Some thoughts on my 50th Birthday. I would not presume that I have earned the right to speak or be heard. I would simply ask you to consider reading as a friend and fellow traveler along the journey. These are my reflections on life on passing 50 years. For some a milestone, for others, just a marker.
Jesus, He is more Sovereign than I ever imagined. All that He has directed or allowed in my life has been of ultimate good. I find something new about Him every day and He becomes more satisfying the more my desire grows for Him.
24 years ago, nearly half of my life now, I couldn’t imagine that someone could become close enough to truly know me, but in my wife, I have found a friend who does. She is beautiful, generous and kind – a gift that has enriched my life and increased in value with age.
Children, the treasures that God gives us which become so much more. Only in a family could there be the possibility that so much energy is contained by so much love that it must be like a nuclear power plant. At times, the process seems like atoms smashing each other apart and it feels as if the very fabric of space and time might rip open, and at other times, the energy produced seems as if it could power a whole city, giving light, heat and life to everyone who is connected to it’s source.
Friends – for me, every new friend has opened a new world, a place not possibly known or entered until they arrived. It seems my whole life has been spent on the move with some longer stops on the way – and my journey is not yet complete, but in every place, there have been these amazing and wonderful people that I have been blessed to call my friends. It has been my privilege to be invited into their lives and share even the briefest moments, telling stories, sharing sorrows, laughing uncontrollably, going on new adventures and best of all – experiencing a deeper knowledge and love of Christ along the way. Thank you to each and every one of you – we will be reunited on that great day together and see in full the story that God was writing through our lives.
Social Media has both harmed and helped me. It makes me crave attention I don’t need or deserve. And at the same time allows me to know about people who I would have long forgotten about. It drains my attention and fills my time that could and should be spent in the present with people that God has providentially placed in my path, and it gives me an artificial sense of importance and power when people like something I say. It is not going away and will continue to evolve.
Parenting is much harder than I thought it would be. Any success has nothing to do with me, but is a gift of God’s grace and is largely in spite of my mistakes. My best and most Biblical advice would be to make sure your children respect you when they are small or they will most likely hate you when they grow up. Many parents today tie their identity to their children which becomes fatally dangerous to both the child and the parents.

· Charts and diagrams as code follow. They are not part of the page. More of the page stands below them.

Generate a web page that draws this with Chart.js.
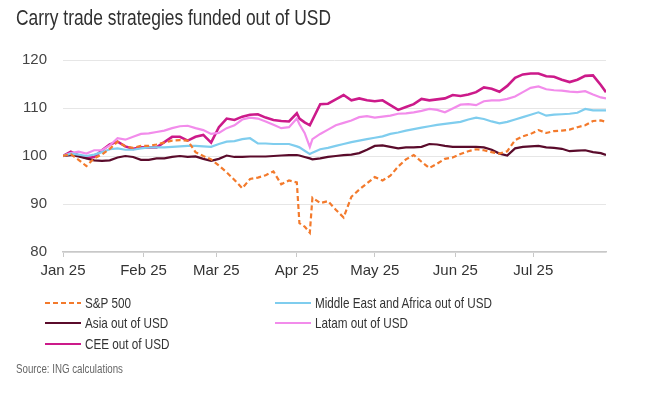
<!DOCTYPE html>
<html>
<head>
<meta charset="utf-8">
<script src="https://cdn.jsdelivr.net/npm/chart.js@4"></script>
<style>
  body { margin: 0; background: #fff; }
  #wrap { position: relative; width: 656px; height: 396px; overflow: hidden; font-family: "Liberation Sans", Arial, sans-serif; }
  #chart { position: absolute; left: 0; top: 0; }
  .txt { position: absolute; white-space: nowrap; transform-origin: 0 0; color: #333; }
  #title { left: 16px; top: 7px; font-size: 22px; line-height: 22px; transform: scaleX(0.79); color: #303030; }
  #source { left: 16px; top: 363px; font-size: 12px; line-height: 12px; transform: scaleX(0.81); color: #666; }
  .lg-mark { position: absolute; }
  .lg-text { font-size: 15px; line-height: 15px; transform: scaleX(0.78); }
</style>
</head>
<body>
<div id="wrap">
  <canvas id="chart" width="656" height="396"></canvas>
  <div id="title" class="txt">Carry trade strategies funded out of USD</div>
  <div id="legend"></div>
  <div id="source" class="txt">Source: ING calculations</div>
</div>
<script>
// days since 1 Jan 2025
const days = [0, 3, 6, 9, 12, 15, 18, 21, 24, 27,
  30, 33, 36, 39, 42, 45, 48, 51, 54, 57,
  60, 63, 66, 69, 72, 75, 78, 81, 84, 87,
  90, 91, 93, 95, 96, 99, 102, 105, 108, 111,
  114, 117, 120, 123, 126, 129, 132, 135, 138, 141,
  144, 147, 150, 153, 156, 159, 162, 165, 168, 171,
  174, 177, 180, 183, 186, 189, 192, 195, 198, 201,
  204, 207, 209];

const sp500 = [100, 100.4, 99.2, 97.9, 99.5, 100.3, 101.5, 103, 102, 101.7,
  102.1, 102.1, 102.4, 102.8, 103.2, 103.3, 103.2, 100.8, 100, 99.3,
  98, 96.6, 95, 93.3, 95.2, 95.5, 96, 96.8, 94.1, 94.9,
  94.5, 86, 85.3, 84, 91.3, 90.2, 90.6, 88.8, 87.2, 91.5,
  93, 94.3, 95.6, 94.9, 95.9, 97.8, 99.3, 100.2, 98.8, 97.5,
  98.4, 99.4, 99.7, 100.4, 101, 101.4, 101.2, 100.8, 100.5, 101,
  103.3, 104.1, 104.6, 105.4, 104.8, 105.2, 105.3, 105.5, 106, 106.4,
  107.3, 107.4, 107.1];

const asia = [100, 100.2, 99.9, 99.5, 99.1, 99, 99.1, 99.7, 100, 99.8,
  99.2, 99.2, 99.5, 99.5, 99.8, 100, 99.8, 99.9, 99.4, 99,
  99.4, 100.1, 99.8, 99.8, 99.9, 99.9, 99.9, 100, 100.1, 100.2,
  100.2, 100.1, 99.8, 99.5, 99.3, 99.5, 99.8, 100, 100.2, 100.3,
  100.6, 101.3, 102.1, 102.2, 101.9, 101.6, 101.8, 101.8, 101.9, 102.5,
  102.4, 102.1, 101.9, 101.9, 101.9, 101.9, 101.8, 101.3, 100.5, 100.1,
  101.6, 101.9, 102, 102.1, 101.8, 101.7, 101.5, 101, 101.1, 101.2,
  100.8, 100.6, 100.2];

const mea = [100, 100.5, 100.3, 100, 100.3, 100.8, 101.4, 101.6, 101.3, 101.3,
  101.6, 101.8, 101.8, 101.8, 101.9, 102, 102.1, 102.1, 102, 101.9,
  102.5, 103, 103.1, 103.5, 103.7, 102.6, 102.6, 102.5, 102.5, 102.5,
  102, 101.8, 101.1, 100.4, 100.7, 101.4, 101.7, 102.1, 102.5, 102.9,
  103.2, 103.5, 103.8, 104.1, 104.6, 104.9, 105.3, 105.6, 105.9, 106.2,
  106.5, 106.7, 106.9, 107.1, 107.6, 108, 107.7, 107.2, 106.8, 107.1,
  107.6, 108.1, 108.6, 109.1, 108.4, 108.6, 108.7, 108.8, 109, 109.8,
  109.5, 109.5, 109.5];

const latam = [100, 100.6, 100.9, 100.5, 101.2, 101.2, 102.2, 103.7, 103.4, 104,
  104.6, 104.7, 105, 105.3, 105.8, 106.2, 106.3, 105.8, 105.4, 104.6,
  104.8, 105.8, 106.4, 107.6, 108, 107.8, 107.2, 106.5, 105.8, 106,
  107.8, 106.6, 104.8, 101.9, 103.5, 104.6, 105.5, 106.4, 106.9, 107.4,
  108.1, 108.3, 108, 108.2, 108.4, 108.8, 108.9, 109.1, 109.4, 109.8,
  109.6, 109.1, 109.9, 110.7, 110.8, 110.6, 111.4, 111.6, 111.6, 111.9,
  112.4, 113.3, 114.2, 114.5, 113.9, 113.7, 113.6, 113.4, 113.3, 113.5,
  112.8, 112.2, 112];

const cee = [100, 100.9, 100.1, 99.6, 99.8, 101.2, 102.4, 103, 102, 101.5,
  101.8, 101.8, 101.8, 102.9, 104, 104, 103.2, 104, 104.4, 102.8,
  106, 107.8, 107.5, 108.2, 108.6, 108.7, 108, 107.5, 107.3, 107.2,
  108.9, 107.8, 107, 106.4, 107.5, 110.8, 110.9, 111.8, 112.7, 111.6,
  112, 111.6, 111.4, 111.6, 110.6, 109.6, 110.2, 110.8, 111.9, 111.6,
  111.8, 112, 112.7, 112.5, 112.8, 113.3, 114.3, 114, 113.4, 114.6,
  116.3, 117, 117.2, 117.2, 116.6, 116.5, 115.9, 115.4, 115.9, 116.7,
  116.8, 114.8, 113.3];

const monthDays = [0, 31, 59, 90, 120, 151, 181];
const monthLabels = ['Jan 25', 'Feb 25', 'Mar 25', 'Apr 25', 'May 25', 'Jun 25', 'Jul 25'];

const series = [
  { label: 'S&P 500', data: sp500, color: '#f37a2c', dash: [5, 3], width: 2.2 },
  { label: 'Middle East and Africa out of USD', data: mea, color: '#7fcdee', dash: [], width: 2.2 },
  { label: 'Asia out of USD', data: asia, color: '#5a0b2b', dash: [], width: 2.2 },
  { label: 'Latam out of USD', data: latam, color: '#f28ceb', dash: [], width: 2.2 },
  { label: 'CEE out of USD', data: cee, color: '#cc1a8a', dash: [], width: 2.6 }
];

const toPoints = arr => days.map((d, i) => ({ x: d, y: arr[i] }));

new Chart(document.getElementById('chart'), {
  type: 'line',
  data: {
    datasets: series.map(s => ({
      label: s.label,
      data: toPoints(s.data),
      borderColor: s.color,
      backgroundColor: s.color,
      borderWidth: s.width,
      borderDash: s.dash,
      pointRadius: 0,
      tension: 0,
      fill: false
    }))
  },
  options: {
    responsive: false,
    animation: false,
    devicePixelRatio: 1,
    layout: { padding: { top: 60, right: 50, bottom: 114, left: 0 } },
    plugins: { legend: { display: false }, tooltip: { enabled: false } },
    scales: {
      x: {
        type: 'linear',
        min: 0,
        max: 209,
        afterBuildTicks: scale => { scale.ticks = monthDays.map(v => ({ value: v })); },
        afterFit: scale => { scale.height = 30; },
        grid: { drawOnChartArea: false, drawTicks: true, tickLength: 5, color: '#c8c8c8' },
        border: { display: true, color: '#c8c8c8', width: 1.5 },
        ticks: {
          autoSkip: false,
          maxRotation: 0,
          padding: 5,
          color: '#333',
          font: { family: 'Liberation Sans', size: 15 },
          callback: v => monthLabels[monthDays.indexOf(v)]
        }
      },
      y: {
        min: 80,
        max: 120,
        afterFit: scale => { scale.width = 63; },
        grid: { color: '#e6e6e6', drawTicks: false },
        border: { display: false },
        ticks: {
          stepSize: 10,
          padding: 16,
          color: '#444',
          font: { family: 'Liberation Sans', size: 15 }
        }
      }
    }
  }
});

// legend in two columns
const legend = document.getElementById('legend');
const cols = [45, 275];
const rows = [303, 323, 344];
series.forEach((s, i) => {
  const cx = cols[i % 2];
  const cy = rows[Math.floor(i / 2)];
  const mark = document.createElementNS('http://www.w3.org/2000/svg', 'svg');
  mark.setAttribute('class', 'lg-mark');
  mark.setAttribute('width', 36);
  mark.setAttribute('height', 6);
  mark.style.left = cx + 'px';
  mark.style.top = (cy - 3) + 'px';
  mark.innerHTML = '<line x1="0" y1="3" x2="36" y2="3" stroke="' + s.color + '" stroke-width="2"' +
    (s.dash.length ? ' stroke-dasharray="' + s.dash.join(' ') + '"' : '') + '/>';
  legend.appendChild(mark);
  const t = document.createElement('div');
  t.className = 'txt lg-text';
  t.textContent = s.label;
  t.style.left = (cx + 40) + 'px';
  t.style.top = (cy - 8) + 'px';
  legend.appendChild(t);
});
</script>
</body>
</html>
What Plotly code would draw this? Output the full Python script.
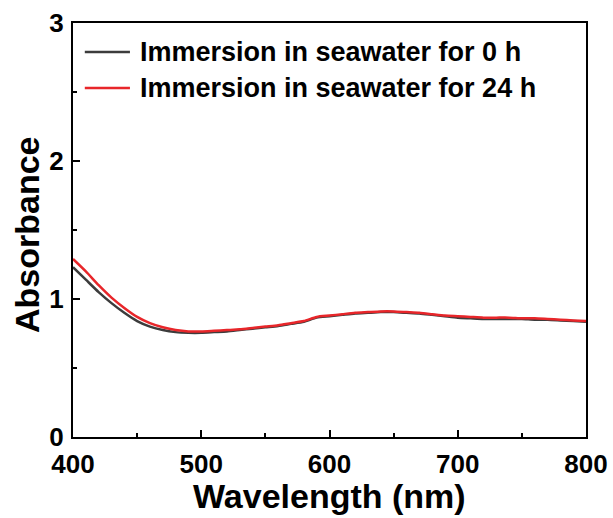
import plotly.graph_objects as go

# UV-Vis absorbance spectra of the coating before/after seawater immersion
wavelength = list(range(400, 801, 10))

absorb_0h = [1.23, 1.14, 1.05, 0.97, 0.90, 0.84, 0.80, 0.775, 0.76, 0.755,
             0.755, 0.76, 0.765, 0.775, 0.785, 0.795, 0.805, 0.82, 0.835, 0.865,
             0.875, 0.885, 0.895, 0.90, 0.905, 0.905, 0.90, 0.895, 0.885, 0.875,
             0.865, 0.86, 0.855, 0.855, 0.855, 0.855, 0.85, 0.85, 0.845, 0.84,
             0.835]

absorb_24h = [1.29, 1.20, 1.10, 1.01, 0.935, 0.87, 0.825, 0.795, 0.775, 0.765,
              0.765, 0.77, 0.775, 0.78, 0.79, 0.80, 0.81, 0.825, 0.84, 0.87,
              0.88, 0.89, 0.90, 0.905, 0.91, 0.91, 0.905, 0.90, 0.89, 0.88,
              0.875, 0.87, 0.865, 0.865, 0.865, 0.86, 0.86, 0.855, 0.85, 0.845,
              0.84]

series_names = ["Immersion in seawater for 0 h", "Immersion in seawater for 24 h"]
series_colors = ["#3c3c3c", "#e8262a"]
x_title = "Wavelength (nm)"
y_title = "Absorbance"

FONT = "Liberation Sans, Arial, sans-serif"

fig = go.Figure()
for name, ys, col in zip(series_names, [absorb_0h, absorb_24h], series_colors):
    fig.add_trace(go.Scatter(
        x=wavelength, y=ys, mode="lines", name=name, showlegend=False,
        line=dict(color=col, width=2.5, shape="spline", smoothing=0.6),
    ))

# Legend drawn by hand so the sample lines can be longer than Plotly's default
legend_rows_y = [0.930, 0.843]
for name, col, ly in zip(series_names, series_colors, legend_rows_y):
    fig.add_shape(type="line", xref="paper", yref="paper",
                  x0=0.023, x1=0.111, y0=ly, y1=ly,
                  line=dict(color=col, width=2.5))
    fig.add_annotation(xref="paper", yref="paper", x=0.127, y=ly,
                       xanchor="left", yanchor="middle", showarrow=False,
                       text=name,
                       font=dict(family=FONT, size=27, color="black", weight="bold"))

# Axis titles as annotations for fixed placement
title_font = dict(family=FONT, size=34, color="black", weight="bold")
fig.add_annotation(xref="paper", yref="paper", x=0.5, y=-0.143,
                   xanchor="center", yanchor="middle", showarrow=False,
                   text=x_title, font=title_font)
fig.add_annotation(xref="paper", yref="paper", x=-0.09, y=0.49,
                   xanchor="center", yanchor="middle", showarrow=False,
                   textangle=-90, text=y_title, font=title_font)

axis_common = dict(
    showline=True, linecolor="black", linewidth=2, mirror=True,
    ticks="inside", ticklen=7, tickwidth=2, tickcolor="black",
    showgrid=False, zeroline=False, automargin=False,
    tickfont=dict(family=FONT, size=26, color="black", weight="bold"),
)

fig.update_layout(
    width=613, height=518,
    margin=dict(l=73, r=27, t=23, b=81),
    paper_bgcolor="white", plot_bgcolor="white",
    font=dict(family=FONT, color="black"),
    xaxis=dict(
        range=[400, 800], tickvals=[400, 500, 600, 700, 800],
        minor=dict(tickvals=[450, 550, 650, 750], ticks="inside", ticklen=4,
                   tickwidth=2, tickcolor="black"),
        ticklabelstandoff=3,
        **axis_common,
    ),
    yaxis=dict(
        range=[0, 3], tickvals=[0, 1, 2, 3],
        minor=dict(tickvals=[0.5, 1.5, 2.5], ticks="inside", ticklen=4,
                   tickwidth=2, tickcolor="black"),
        ticklabelstandoff=2,
        **axis_common,
    ),
)

fig.write_html("out.html")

Moving abroad has been costly. but I can say that financially it has been the smallest cost – losing a house and the “American lifestyle” – I’m so thankful that God allowed us this particular gift of loss. The greater loss has been time with family, our children spending holidays with their grandparents and relatives, my friends whom I deeply and daily miss their presence, seeing my wife’s loneliness, wondering how each of my children will be affected, this truly feels like loss but I know it is not. Eternally and temporally – this kind of loss is counted differently in God’s ledger and will actually turn out to be gain. We have been obedient to Christ’s command and the Bible says to obey is better than sacrifice.
Think, then say and or do what you mean, without being mean. For much of my life, I was afraid of everyone and what the consequences of my words and actions would be. But by a work of God’s grace, that changed and I have mostly overcome the fear of man with a healthy fear of God. That has set me free to be myself and also to help others in the process. This does not and should not mean a selfish pursuit of my own ends, but rather a humble understanding of who I am and how I relate to others.
To my friends in the West – a word of encouragement. It took me a long time to learn what I was given this life for. Please don’t make the mistake of living only for material things. The world will easily convince you that pleasure and satisfaction can be found in wealth, experiences and even family. The Bible gives us a different and higher purpose, while enjoying and delighting in all these things, we are entrusted with wealth, given things to use and are told to love Jesus more than our families.
To my eastern friends, I would offer a similar message. You have been taught that family is more important than anything. But, the Bible tells us that our love for God must supersede everything else in life, bringing order and meaning to those things. Our greatest pursuit is not education, a job with status, being able to travel and escape the cares of this life, but embracing this life and the next with passion and purpose, bringing glory and honor to our true Father and in the process also honoring our earthly family.